# O4 clutch question



## Peetyz (Apr 12, 2009)

Hey guys im having a few problems with my Southbend stage 2 clutch disengaging. The engagement/disengagement is almost on the floor and it can make shifts hard at times. SouthBend said i wouldent hurt my clutch. Ive had the clutch for a few thousand miles and have had no problems at all till now, I love this clutch. The fluid is clean and nothing is leaking.. appears to be a pressure problem not letting enough fluid push the fingers to disengage.

Ok heres what is exactly going on ...anyone have any suggestions or ideas?

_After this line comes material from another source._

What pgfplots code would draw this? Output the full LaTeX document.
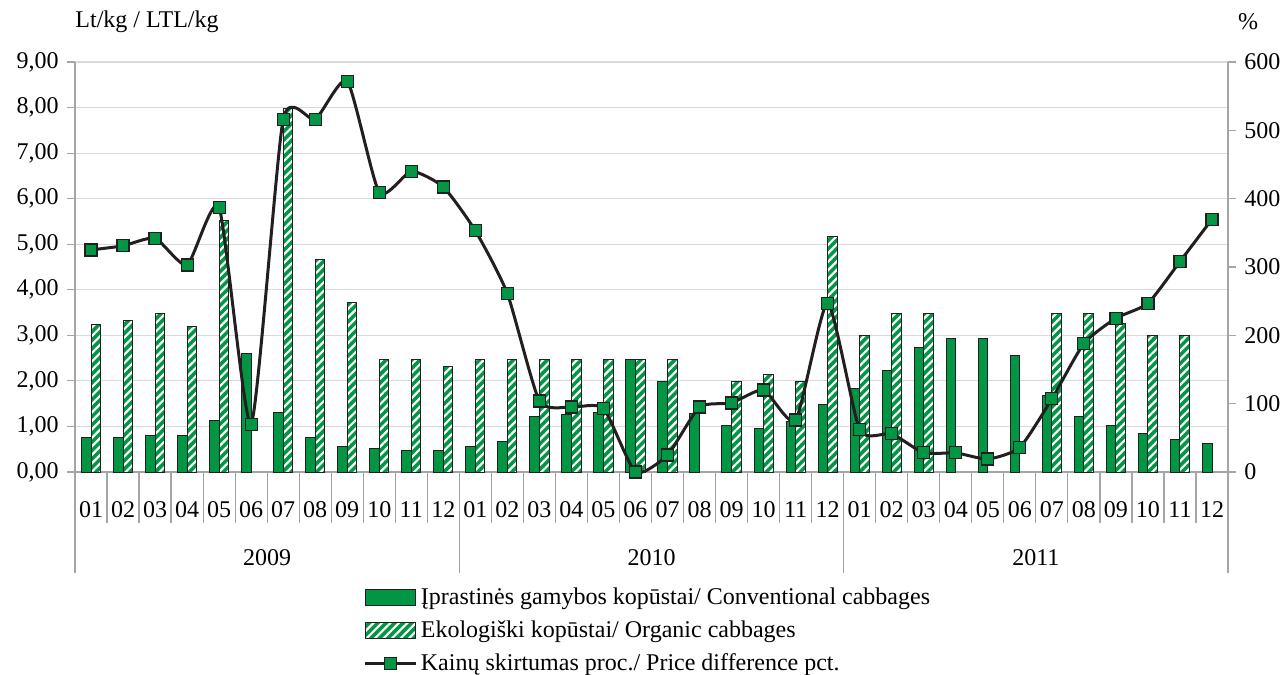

1. Its fine when the car is not on (easy to get into gears)
2. Its good for about the first 5-10 mins of driving
3. The engagement point is on the floor literally 
4. clutch has worked perfectly for a few thousand miles

1.Im gonna try replacing the rubber connections on my stock line to see if thats the problem ( buddy has some he went with ss lines) and bleed bleed bleed ... before i just drop the tranny to buy lines

How do you know if slave or master is not functioning correctly?
The slave isnt leaking fluid and fluid is staying clean(just having problems with engagement point)

The slave is only like 3k miles old but has a lifetime warranty so if i drop tranny its getting repaced reguardless

The master is over $200 new =( so may look into getting one out of low low mileage wrecked GTO from Cleveland Pick A Part

sorry for the novel but can u think of anything else or have any suggestions on what i should do or try before i spend too much money?


----------



## B-ville Goat (Oct 5, 2008)

try bleeding it first, maybe that'll fix it. It should get further off the floor with more miles on it.


----------



## redhdw/redGTO (Jun 17, 2009)

Mine is doing the same thing and I put in a new slave and vacuum bled it and now it wont go into gears at all.


----------



## Justice (Oct 9, 2005)

Just did the clutch on my 04. I need to get SS lines. The Factory one just bulges like you wouldn't believe.


----------



## jpalamar (Jul 22, 2008)

redhdw/redGTO said:


> Mine is doing the same thing and I put in a new slave and vacuum bled it and now it wont go into gears at all.


+1 and maybe ss lines too. not needed but why not?


----------